4. Each young woman’s has a turn to go in to King Xerxes after she had completed twelve months’ preparation, according to the regulations for the women. They spend six months with oil of myrrh, and six months with perfumes and preparations for beautifying themselves. One reason for the lengthy time of preparation was to tell if the women had been pregnant upon coming into the harem, so that the king would not have an offspring unworthy of the crown.

On a cultural note Persia was one of many countries famous for its pungent perfumes and ancient customs for the preparations of brides, including ritualistic baths, plucking of the eyebrows, the painting of hands and feet with henna, facial make-up, and applications of a beautifying paste all over the body, meant to lighten the color of the skin and to remove spots and blemishes. Also, this was an arid country and it took its toll on the skin and senses.

IV. Esther conceals her Jewish identity. 2:10-11

1. Esther had not revealed her people because her cousin Mordecai had instructed her not to reveal her heritage. Every day Mordecai we see in verse 11 paced in front of the court of the women’s quarters, to learn of Esther’s welfare and what was happening to her. Normally, there is never a good reason for hiding the fact that we are Christians. We can’t live a life of denial and expect God to recognize us. However, we do recognize that there are situations where God may have us be discreet about our Christian identity not for the purposes of permanently concealing it, but waiting for the opportune moment to reveal it. We ask the question were they complicit? If so, God used even their disobedience to fulfil His plan.

V. Esther is selected as queen. (Est 2:15-18)

1. Now when Esther turn came who was the daughter of Abihail (ab-ba- hyle) the uncle of Mordecai to go in to the king, she requested nothing but what Hegai the king’s eunuch, the custodian of the women, advised her to. Esther attained favor of all who saw her because of both Esther’s godliness and beauty. So Esther was taken to King Ahasuerus, into his royal palace, in the tenth month, which is the month of Tebeth, in the seventh year of his reign. Esther was selected to be the queen to king Ahasuerus.

2. Esther’s life so far has been remarkable. She was the child of Jewish exiles, who both died; she was raised by her cousin in a foreign and often hostile land; she was taken by compulsion into the king’s harem; she found favor with all whom she met; and she was finally selected to be the queen of the realm. As for the 399 who lost, they were banished to the harem where they stayed the wife or the concubine of the king, but rarely if ever saw him afterwards. And they were never free to marry another man, essentially living as a perpetual widow.

Application:
These courses of events were not a coincidence; God had a plan, and Esther is part of it. Proverbs 16:4 can give us a bit of insight. The LORD hath made all things for himself: yea, even the wicked for the day of evil. A disaster is forthcoming and God is working His plan using both the evil and the good. He did not create evil nor does he solicit any to do evil but evil cannot stop him. In exactly the same way, we have a place in God’s plan.

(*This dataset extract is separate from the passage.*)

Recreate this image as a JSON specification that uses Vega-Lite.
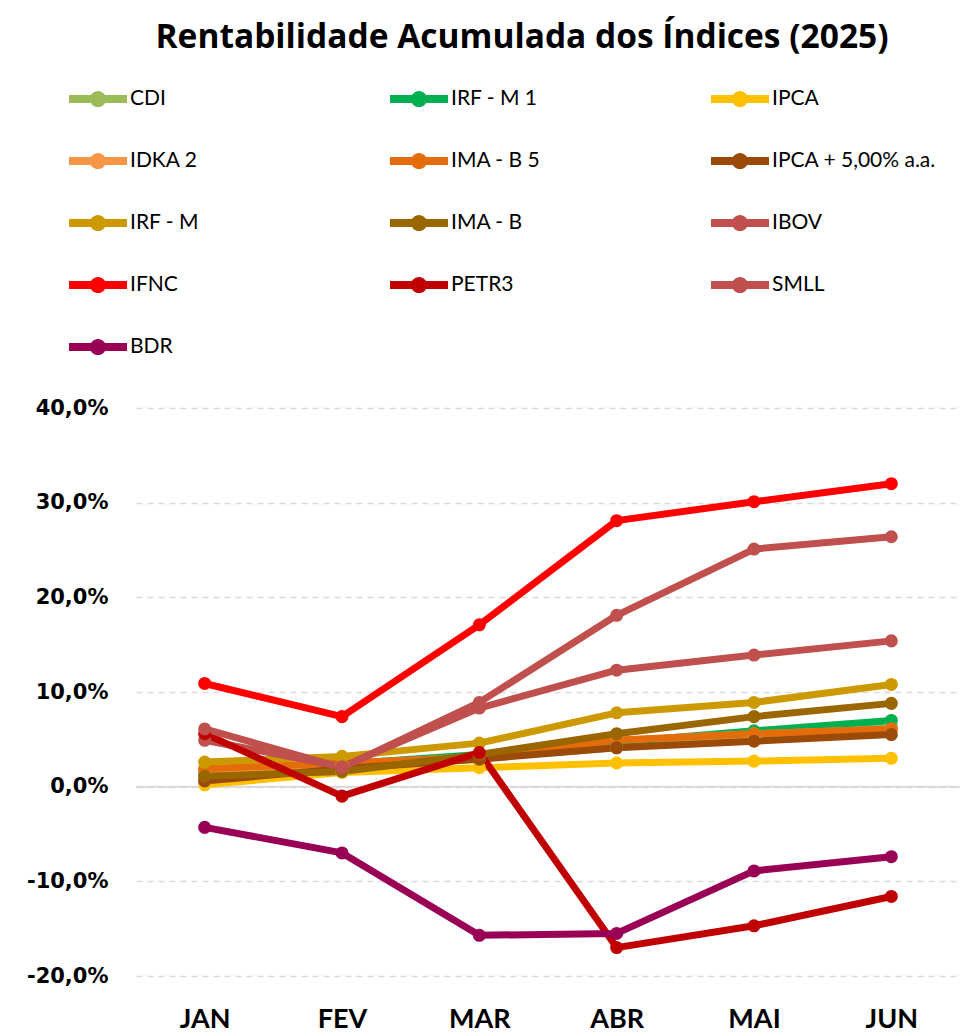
{
  "$schema": "https://vega.github.io/schema/vega-lite/v6.json",
  "autosize": "none",
  "width": 824,
  "height": 568,
  "padding": {"left": 136, "top": 408, "right": 6, "bottom": 60},
  "background": "white",
  "config": {"view": {"stroke": null}},
  "title": {
    "text": "Rentabilidade Acumulada dos Índices (2025)",
    "font": "Open Sans",
    "fontSize": 33.5,
    "fontWeight": "bold",
    "color": "#000000",
    "frame": "group",
    "anchor": "middle",
    "baseline": "alphabetic",
    "offset": -11,
    "dx": -26
  },
  "data": {
    "values": [
      {"serie": "CDI", "mes": "JAN", "valor": 1.0},
      {"serie": "CDI", "mes": "FEV", "valor": 2.0},
      {"serie": "CDI", "mes": "MAR", "valor": 3.0},
      {"serie": "CDI", "mes": "ABR", "valor": 4.1},
      {"serie": "CDI", "mes": "MAI", "valor": 5.3},
      {"serie": "CDI", "mes": "JUN", "valor": 6.4},
      {"serie": "IRF - M 1", "mes": "JAN", "valor": 1.4},
      {"serie": "IRF - M 1", "mes": "FEV", "valor": 2.4},
      {"serie": "IRF - M 1", "mes": "MAR", "valor": 3.4},
      {"serie": "IRF - M 1", "mes": "ABR", "valor": 4.7},
      {"serie": "IRF - M 1", "mes": "MAI", "valor": 5.9},
      {"serie": "IRF - M 1", "mes": "JUN", "valor": 7.0},
      {"serie": "IPCA", "mes": "JAN", "valor": 0.2},
      {"serie": "IPCA", "mes": "FEV", "valor": 1.5},
      {"serie": "IPCA", "mes": "MAR", "valor": 2.0},
      {"serie": "IPCA", "mes": "ABR", "valor": 2.5},
      {"serie": "IPCA", "mes": "MAI", "valor": 2.7},
      {"serie": "IPCA", "mes": "JUN", "valor": 3.0},
      {"serie": "IDKA 2", "mes": "JAN", "valor": 1.7},
      {"serie": "IDKA 2", "mes": "FEV", "valor": 2.4},
      {"serie": "IDKA 2", "mes": "MAR", "valor": 3.2},
      {"serie": "IDKA 2", "mes": "ABR", "valor": 4.9},
      {"serie": "IDKA 2", "mes": "MAI", "valor": 5.6},
      {"serie": "IDKA 2", "mes": "JUN", "valor": 6.1},
      {"serie": "IMA - B 5", "mes": "JAN", "valor": 1.9},
      {"serie": "IMA - B 5", "mes": "FEV", "valor": 2.5},
      {"serie": "IMA - B 5", "mes": "MAR", "valor": 3.1},
      {"serie": "IMA - B 5", "mes": "ABR", "valor": 4.9},
      {"serie": "IMA - B 5", "mes": "MAI", "valor": 5.6},
      {"serie": "IMA - B 5", "mes": "JUN", "valor": 6.1},
      {"serie": "IPCA + 5,00% a.a.", "mes": "JAN", "valor": 0.6},
      {"serie": "IPCA + 5,00% a.a.", "mes": "FEV", "valor": 1.9},
      {"serie": "IPCA + 5,00% a.a.", "mes": "MAR", "valor": 2.9},
      {"serie": "IPCA + 5,00% a.a.", "mes": "ABR", "valor": 4.1},
      {"serie": "IPCA + 5,00% a.a.", "mes": "MAI", "valor": 4.8},
      {"serie": "IPCA + 5,00% a.a.", "mes": "JUN", "valor": 5.5},
      {"serie": "IRF - M", "mes": "JAN", "valor": 2.6},
      {"serie": "IRF - M", "mes": "FEV", "valor": 3.2},
      {"serie": "IRF - M", "mes": "MAR", "valor": 4.6},
      {"serie": "IRF - M", "mes": "ABR", "valor": 7.8},
      {"serie": "IRF - M", "mes": "MAI", "valor": 8.9},
      {"serie": "IRF - M", "mes": "JUN", "valor": 10.8},
      {"serie": "IMA - B", "mes": "JAN", "valor": 1.1},
      {"serie": "IMA - B", "mes": "FEV", "valor": 1.6},
      {"serie": "IMA - B", "mes": "MAR", "valor": 3.4},
      {"serie": "IMA - B", "mes": "ABR", "valor": 5.6},
      {"serie": "IMA - B", "mes": "MAI", "valor": 7.4},
      {"serie": "IMA - B", "mes": "JUN", "valor": 8.8},
      {"serie": "IBOV", "mes": "JAN", "valor": 4.9},
      {"serie": "IBOV", "mes": "FEV", "valor": 2.1},
      {"serie": "IBOV", "mes": "MAR", "valor": 8.3},
      {"serie": "IBOV", "mes": "ABR", "valor": 12.3},
      {"serie": "IBOV", "mes": "MAI", "valor": 13.9},
      {"serie": "IBOV", "mes": "JUN", "valor": 15.4},
      {"serie": "IFNC", "mes": "JAN", "valor": 10.9},
      {"serie": "IFNC", "mes": "FEV", "valor": 7.4},
      {"serie": "IFNC", "mes": "MAR", "valor": 17.1},
      {"serie": "IFNC", "mes": "ABR", "valor": 28.1},
      {"serie": "IFNC", "mes": "MAI", "valor": 30.1},
      {"serie": "IFNC", "mes": "JUN", "valor": 32.0},
      {"serie": "PETR3", "mes": "JAN", "valor": 5.6},
      {"serie": "PETR3", "mes": "FEV", "valor": -1.0},
      {"serie": "PETR3", "mes": "MAR", "valor": 3.6},
      {"serie": "PETR3", "mes": "ABR", "valor": -17.0},
      {"serie": "PETR3", "mes": "MAI", "valor": -14.7},
      {"serie": "PETR3", "mes": "JUN", "valor": -11.6},
      {"serie": "SMLL", "mes": "JAN", "valor": 6.1},
      {"serie": "SMLL", "mes": "FEV", "valor": 2.0},
      {"serie": "SMLL", "mes": "MAR", "valor": 8.9},
      {"serie": "SMLL", "mes": "ABR", "valor": 18.1},
      {"serie": "SMLL", "mes": "MAI", "valor": 25.1},
      {"serie": "SMLL", "mes": "JUN", "valor": 26.4},
      {"serie": "BDR", "mes": "JAN", "valor": -4.3},
      {"serie": "BDR", "mes": "FEV", "valor": -7.0},
      {"serie": "BDR", "mes": "MAR", "valor": -15.7},
      {"serie": "BDR", "mes": "ABR", "valor": -15.5},
      {"serie": "BDR", "mes": "MAI", "valor": -8.9},
      {"serie": "BDR", "mes": "JUN", "valor": -7.4}
    ]
  },
  "encoding": {
    "x": {
      "field": "mes",
      "type": "ordinal",
      "sort": ["JAN", "FEV", "MAR", "ABR", "MAI", "JUN"],
      "scale": {"type": "point", "padding": 0.5},
      "axis": {
        "title": null,
        "domain": false,
        "ticks": false,
        "grid": false,
        "labelAngle": 0,
        "labelFont": "Lato",
        "labelFontSize": 27,
        "labelFontWeight": "bold",
        "labelColor": "#000000",
        "labelPadding": 30,
        "labelBaseline": "top"
      }
    },
    "y": {
      "field": "valor",
      "type": "quantitative",
      "scale": {"domain": [-20, 40], "nice": false, "zero": false},
      "axis": {
        "title": null,
        "values": [-20, -10, 0, 10, 20, 30, 40],
        "labelExpr": "datum.value + ',0%'",
        "domain": false,
        "ticks": false,
        "grid": true,
        "gridDash": [6, 5],
        "gridColor": "#D9D9D9",
        "gridWidth": 1.5,
        "labelFont": "DejaVu Sans",
        "labelFontSize": 21,
        "labelFontWeight": "bold",
        "labelColor": "#000000",
        "labelPadding": 28
      }
    }
  },
  "layer": [
    {
      "data": {"values": [{"z": 0}]},
      "mark": {"type": "rule", "color": "#D9D9D9", "strokeWidth": 2},
      "encoding": {"y": {"field": "z", "type": "quantitative"}, "x": null}
    },
    {
      "mark": {"type": "line", "strokeWidth": 7, "strokeCap": "round", "strokeJoin": "round"},
      "encoding": {
        "color": {
          "field": "serie",
          "type": "nominal",
          "scale": {
            "domain": ["CDI", "IRF - M 1", "IPCA", "IDKA 2", "IMA - B 5", "IPCA + 5,00% a.a.", "IRF - M", "IMA - B", "IBOV", "IFNC", "PETR3", "SMLL", "BDR"],
            "range": ["#9BBB59", "#00B050", "#FFC000", "#F79646", "#E46C0A", "#9C4A0A", "#CC9900", "#996600", "#C0504D", "#FF0000", "#C00000", "#C0504D", "#990055"]
          },
          "legend": {
            "orient": "none",
            "direction": "horizontal",
            "legendX": -67,
            "legendY": -338,
            "columns": 3,
            "gridAlign": "all",
            "columnPadding": 96,
            "rowPadding": 23,
            "padding": 0,
            "title": null,
            "symbolType": "M-1,-0.14L1,-0.14L1,0.14L-1,0.14Z M-0.28,0A0.28,0.28,0,1,1,0.28,0A0.28,0.28,0,1,1,-0.28,0Z",
            "symbolSize": 3364,
            "symbolStrokeWidth": 0,
            "labelFont": "Lato",
            "labelFontSize": 21,
            "labelColor": "#000000",
            "labelOffset": 3,
            "labelLimit": 400,
            "encode": {
              "symbols": {
                "update": {
                  "fill": {"scale": "color", "field": "value"},
                  "stroke": {"value": "transparent"},
                  "opacity": {"value": 1}
                }
              }
            }
          }
        }
      }
    },
    {
      "mark": {"type": "point", "filled": true, "size": 170, "opacity": 1},
      "encoding": {
        "color": {"field": "serie", "type": "nominal", "legend": null}
      }
    }
  ]
}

Wherever you are right now, God has a purpose for it and God has a reason. To this point, the story of Esther also shows us that in the outworking of His plan, God can use the evil and disobedient of man. We find assurance in the truth that no other person, no matter how evil they are, can defeat God’s plan for our life, no matter what they have done to you or will do.

Conclusion:

God turn these events to bringing Esther to a place where she could save the Jewish remnant. God’s providential care usurped the plans of men to save a race of people. God still works that way today. I believe that nothing happens in our lives as a result of coincidence. God has a master plan that He is working out in the world and in our lives, and every single situation that occurs happens for a reason. The people we meet and run into, the things we experience, etc., all are working according to God’s plans. Even when men are wicked and refuse His will in their lives, God is still working His plans out in the world in spite of them.